What you should do | Reproduce the listing word for word. Skip any image.

○ ○ ○ ○

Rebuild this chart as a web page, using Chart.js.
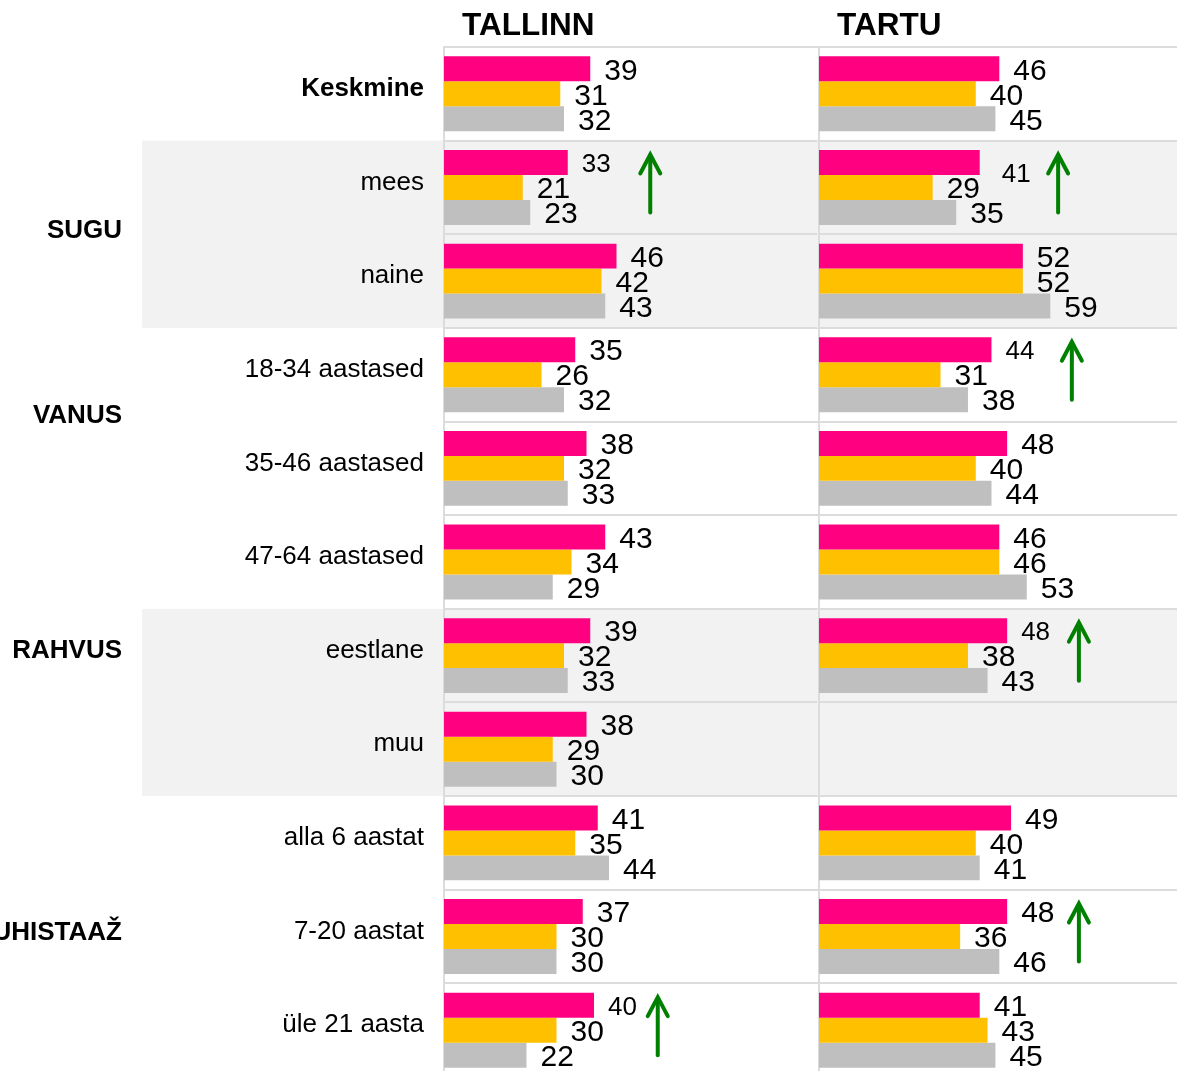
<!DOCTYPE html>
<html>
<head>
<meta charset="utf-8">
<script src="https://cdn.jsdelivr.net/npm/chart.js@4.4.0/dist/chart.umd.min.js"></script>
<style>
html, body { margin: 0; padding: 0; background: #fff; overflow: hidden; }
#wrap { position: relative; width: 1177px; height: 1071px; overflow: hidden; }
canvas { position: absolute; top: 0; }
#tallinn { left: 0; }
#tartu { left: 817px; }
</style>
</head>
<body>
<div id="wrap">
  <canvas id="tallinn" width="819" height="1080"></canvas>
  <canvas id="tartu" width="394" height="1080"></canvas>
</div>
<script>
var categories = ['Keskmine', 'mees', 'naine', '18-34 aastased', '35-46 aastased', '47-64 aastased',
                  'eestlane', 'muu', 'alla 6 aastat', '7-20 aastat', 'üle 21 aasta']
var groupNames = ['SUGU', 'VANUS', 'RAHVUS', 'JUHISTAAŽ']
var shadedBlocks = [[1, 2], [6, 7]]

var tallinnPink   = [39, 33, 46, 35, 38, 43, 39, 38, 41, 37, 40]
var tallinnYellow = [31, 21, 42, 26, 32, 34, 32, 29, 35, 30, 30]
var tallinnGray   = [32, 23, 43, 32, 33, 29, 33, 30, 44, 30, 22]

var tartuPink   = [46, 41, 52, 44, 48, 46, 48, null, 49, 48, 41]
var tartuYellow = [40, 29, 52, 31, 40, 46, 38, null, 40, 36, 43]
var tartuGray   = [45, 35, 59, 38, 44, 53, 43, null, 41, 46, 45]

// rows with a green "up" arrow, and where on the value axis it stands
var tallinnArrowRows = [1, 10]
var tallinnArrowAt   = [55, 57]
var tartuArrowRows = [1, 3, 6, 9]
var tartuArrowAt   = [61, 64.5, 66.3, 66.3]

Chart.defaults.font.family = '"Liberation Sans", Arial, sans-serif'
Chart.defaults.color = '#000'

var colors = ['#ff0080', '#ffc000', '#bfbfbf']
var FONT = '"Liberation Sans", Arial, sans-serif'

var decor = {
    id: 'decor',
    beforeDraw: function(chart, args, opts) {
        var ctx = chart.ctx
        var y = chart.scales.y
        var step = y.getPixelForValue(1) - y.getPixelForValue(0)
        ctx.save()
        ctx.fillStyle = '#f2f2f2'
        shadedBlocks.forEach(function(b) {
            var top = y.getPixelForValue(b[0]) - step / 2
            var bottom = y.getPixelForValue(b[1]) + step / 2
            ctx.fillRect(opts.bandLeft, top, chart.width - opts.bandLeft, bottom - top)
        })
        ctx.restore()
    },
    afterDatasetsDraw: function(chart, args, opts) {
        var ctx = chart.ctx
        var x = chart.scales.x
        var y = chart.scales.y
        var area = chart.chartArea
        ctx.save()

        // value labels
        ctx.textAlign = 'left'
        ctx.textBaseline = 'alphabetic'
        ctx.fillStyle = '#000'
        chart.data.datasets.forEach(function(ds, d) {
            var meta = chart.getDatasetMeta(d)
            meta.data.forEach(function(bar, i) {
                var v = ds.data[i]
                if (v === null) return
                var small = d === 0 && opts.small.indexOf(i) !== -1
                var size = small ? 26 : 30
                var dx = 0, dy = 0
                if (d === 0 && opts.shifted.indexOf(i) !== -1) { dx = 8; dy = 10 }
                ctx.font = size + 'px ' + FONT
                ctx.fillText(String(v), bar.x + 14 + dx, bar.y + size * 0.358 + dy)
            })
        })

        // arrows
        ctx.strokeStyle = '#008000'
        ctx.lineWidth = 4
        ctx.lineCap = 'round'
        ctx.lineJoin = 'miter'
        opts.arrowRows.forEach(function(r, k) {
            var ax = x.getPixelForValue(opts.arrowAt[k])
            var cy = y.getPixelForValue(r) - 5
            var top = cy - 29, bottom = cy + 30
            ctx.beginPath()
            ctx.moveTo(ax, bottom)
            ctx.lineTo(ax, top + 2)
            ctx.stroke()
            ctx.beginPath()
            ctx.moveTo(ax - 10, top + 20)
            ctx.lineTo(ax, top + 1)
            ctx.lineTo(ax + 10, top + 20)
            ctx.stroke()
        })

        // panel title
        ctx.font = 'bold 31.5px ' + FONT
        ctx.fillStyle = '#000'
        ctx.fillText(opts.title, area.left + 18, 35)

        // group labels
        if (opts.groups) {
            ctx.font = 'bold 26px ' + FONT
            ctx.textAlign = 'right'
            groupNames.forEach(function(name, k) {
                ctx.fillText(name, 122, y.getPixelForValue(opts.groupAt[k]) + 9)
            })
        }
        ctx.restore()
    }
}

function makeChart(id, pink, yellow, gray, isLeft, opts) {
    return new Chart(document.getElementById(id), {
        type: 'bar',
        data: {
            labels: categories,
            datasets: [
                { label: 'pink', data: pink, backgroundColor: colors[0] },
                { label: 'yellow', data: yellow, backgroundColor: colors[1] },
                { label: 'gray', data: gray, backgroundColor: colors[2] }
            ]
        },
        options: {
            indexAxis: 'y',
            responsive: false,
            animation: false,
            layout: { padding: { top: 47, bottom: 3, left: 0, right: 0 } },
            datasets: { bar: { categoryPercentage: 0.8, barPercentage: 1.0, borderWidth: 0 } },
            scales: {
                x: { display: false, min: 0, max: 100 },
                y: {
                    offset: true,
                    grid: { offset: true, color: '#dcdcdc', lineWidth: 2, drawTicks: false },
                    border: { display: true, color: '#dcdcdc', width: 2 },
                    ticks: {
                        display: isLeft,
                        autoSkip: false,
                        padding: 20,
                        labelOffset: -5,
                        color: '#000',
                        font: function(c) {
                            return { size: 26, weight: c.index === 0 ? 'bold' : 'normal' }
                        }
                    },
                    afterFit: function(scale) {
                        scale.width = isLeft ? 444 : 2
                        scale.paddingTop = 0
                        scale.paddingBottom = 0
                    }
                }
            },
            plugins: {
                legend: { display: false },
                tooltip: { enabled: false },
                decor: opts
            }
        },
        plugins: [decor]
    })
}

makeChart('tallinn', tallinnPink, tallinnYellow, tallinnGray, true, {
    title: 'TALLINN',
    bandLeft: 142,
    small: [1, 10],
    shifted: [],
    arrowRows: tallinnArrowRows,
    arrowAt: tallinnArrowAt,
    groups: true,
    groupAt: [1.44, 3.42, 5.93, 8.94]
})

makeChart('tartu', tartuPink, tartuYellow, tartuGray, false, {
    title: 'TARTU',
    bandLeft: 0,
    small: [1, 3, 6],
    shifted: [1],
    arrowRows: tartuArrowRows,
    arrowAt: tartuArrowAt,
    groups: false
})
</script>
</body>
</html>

○ ○ ○ ○

Final result |
Rebuild this chart as a web page, using Chart.js.
<!DOCTYPE html>
<html>
<head>
<meta charset="utf-8">
<script src="https://cdn.jsdelivr.net/npm/chart.js@4.4.0/dist/chart.umd.min.js"></script>
<style>
html, body { margin: 0; padding: 0; background: #fff; overflow: hidden; }
#wrap { position: relative; width: 1177px; height: 1071px; overflow: hidden; }
canvas { position: absolute; top: 0; }
#tallinn { left: 0; }
#tartu { left: 817px; }
</style>
</head>
<body>
<div id="wrap">
  <canvas id="tallinn" width="819" height="1080"></canvas>
  <canvas id="tartu" width="394" height="1080"></canvas>
</div>
<script>
var categories = ['Keskmine', 'mees', 'naine', '18-34 aastased', '35-46 aastased', '47-64 aastased',
                  'eestlane', 'muu', 'alla 6 aastat', '7-20 aastat', 'üle 21 aasta']
var groupNames = ['SUGU', 'VANUS', 'RAHVUS', 'JUHISTAAŽ']
var shadedBlocks = [[1, 2], [6, 7]]

var tallinnPink   = [39, 33, 46, 35, 38, 43, 39, 38, 41, 37, 40]
var tallinnYellow = [31, 21, 42, 26, 32, 34, 32, 29, 35, 30, 30]
var tallinnGray   = [32, 23, 43, 32, 33, 29, 33, 30, 44, 30, 22]

var tartuPink   = [46, 41, 52, 44, 48, 46, 48, null, 49, 48, 41]
var tartuYellow = [40, 29, 52, 31, 40, 46, 38, null, 40, 36, 43]
var tartuGray   = [45, 35, 59, 38, 44, 53, 43, null, 41, 46, 45]

// rows with a green "up" arrow, and where on the value axis it stands
var tallinnArrowRows = [1, 10]
var tallinnArrowAt   = [55, 57]
var tartuArrowRows = [1, 3, 6, 9]
var tartuArrowAt   = [61, 64.5, 66.3, 66.3]

Chart.defaults.font.family = '"Liberation Sans", Arial, sans-serif'
Chart.defaults.color = '#000'

var colors = ['#ff0080', '#ffc000', '#bfbfbf']
var FONT = '"Liberation Sans", Arial, sans-serif'

var decor = {
    id: 'decor',
    beforeDraw: function(chart, args, opts) {
        var ctx = chart.ctx
        var y = chart.scales.y
        var step = y.getPixelForValue(1) - y.getPixelForValue(0)
        ctx.save()
        ctx.fillStyle = '#f2f2f2'
        shadedBlocks.forEach(function(b) {
            var top = y.getPixelForValue(b[0]) - step / 2
            var bottom = y.getPixelForValue(b[1]) + step / 2
            ctx.fillRect(opts.bandLeft, top, chart.width - opts.bandLeft, bottom - top)
        })
        ctx.restore()
    },
    afterDatasetsDraw: function(chart, args, opts) {
        var ctx = chart.ctx
        var x = chart.scales.x
        var y = chart.scales.y
        var area = chart.chartArea
        ctx.save()

        // value labels
        ctx.textAlign = 'left'
        ctx.textBaseline = 'alphabetic'
        ctx.fillStyle = '#000'
        chart.data.datasets.forEach(function(ds, d) {
            var meta = chart.getDatasetMeta(d)
            meta.data.forEach(function(bar, i) {
                var v = ds.data[i]
                if (v === null) return
                var small = d === 0 && opts.small.indexOf(i) !== -1
                var size = small ? 26 : 30
                var dx = 0, dy = 0
                if (d === 0 && opts.shifted.indexOf(i) !== -1) { dx = 8; dy = 10 }
                ctx.font = size + 'px ' + FONT
                ctx.fillText(String(v), bar.x + 14 + dx, bar.y + size * 0.358 + dy)
            })
        })

        // arrows
        ctx.strokeStyle = '#008000'
        ctx.lineWidth = 4
        ctx.lineCap = 'round'
        ctx.lineJoin = 'miter'
        opts.arrowRows.forEach(function(r, k) {
            var ax = x.getPixelForValue(opts.arrowAt[k])
            var cy = y.getPixelForValue(r) - 5
            var top = cy - 29, bottom = cy + 30
            ctx.beginPath()
            ctx.moveTo(ax, bottom)
            ctx.lineTo(ax, top + 2)
            ctx.stroke()
            ctx.beginPath()
            ctx.moveTo(ax - 10, top + 20)
            ctx.lineTo(ax, top + 1)
            ctx.lineTo(ax + 10, top + 20)
            ctx.stroke()
        })

        // panel title
        ctx.font = 'bold 31.5px ' + FONT
        ctx.fillStyle = '#000'
        ctx.fillText(opts.title, area.left + 18, 35)

        // group labels
        if (opts.groups) {
            ctx.font = 'bold 26px ' + FONT
            ctx.textAlign = 'right'
            groupNames.forEach(function(name, k) {
                ctx.fillText(name, 122, y.getPixelForValue(opts.groupAt[k]) + 9)
            })
        }
        ctx.restore()
    }
}

function makeChart(id, pink, yellow, gray, isLeft, opts) {
    return new Chart(document.getElementById(id), {
        type: 'bar',
        data: {
            labels: categories,
            datasets: [
                { label: 'pink', data: pink, backgroundColor: colors[0] },
                { label: 'yellow', data: yellow, backgroundColor: colors[1] },
                { label: 'gray', data: gray, backgroundColor: colors[2] }
            ]
        },
        options: {
            indexAxis: 'y',
            responsive: false,
            animation: false,
            layout: { padding: { top: 47, bottom: 3, left: 0, right: 0 } },
            datasets: { bar: { categoryPercentage: 0.8, barPercentage: 1.0, borderWidth: 0 } },
            scales: {
                x: { display: false, min: 0, max: 100 },
                y: {
                    offset: true,
                    grid: { offset: true, color: '#dcdcdc', lineWidth: 2, drawTicks: false },
                    border: { display: true, color: '#dcdcdc', width: 2 },
                    ticks: {
                        display: isLeft,
                        autoSkip: false,
                        padding: 20,
                        labelOffset: -5,
                        color: '#000',
                        font: function(c) {
                            return { size: 26, weight: c.index === 0 ? 'bold' : 'normal' }
                        }
                    },
                    afterFit: function(scale) {
                        scale.width = isLeft ? 444 : 2
                        scale.paddingTop = 0
                        scale.paddingBottom = 0
                    }
                }
            },
            plugins: {
                legend: { display: false },
                tooltip: { enabled: false },
                decor: opts
            }
        },
        plugins: [decor]
    })
}

makeChart('tallinn', tallinnPink, tallinnYellow, tallinnGray, true, {
    title: 'TALLINN',
    bandLeft: 142,
    small: [1, 10],
    shifted: [],
    arrowRows: tallinnArrowRows,
    arrowAt: tallinnArrowAt,
    groups: true,
    groupAt: [1.44, 3.42, 5.93, 8.94]
})

makeChart('tartu', tartuPink, tartuYellow, tartuGray, false, {
    title: 'TARTU',
    bandLeft: 0,
    small: [1, 3, 6],
    shifted: [1],
    arrowRows: tartuArrowRows,
    arrowAt: tartuArrowAt,
    groups: false
})
</script>
</body>
</html>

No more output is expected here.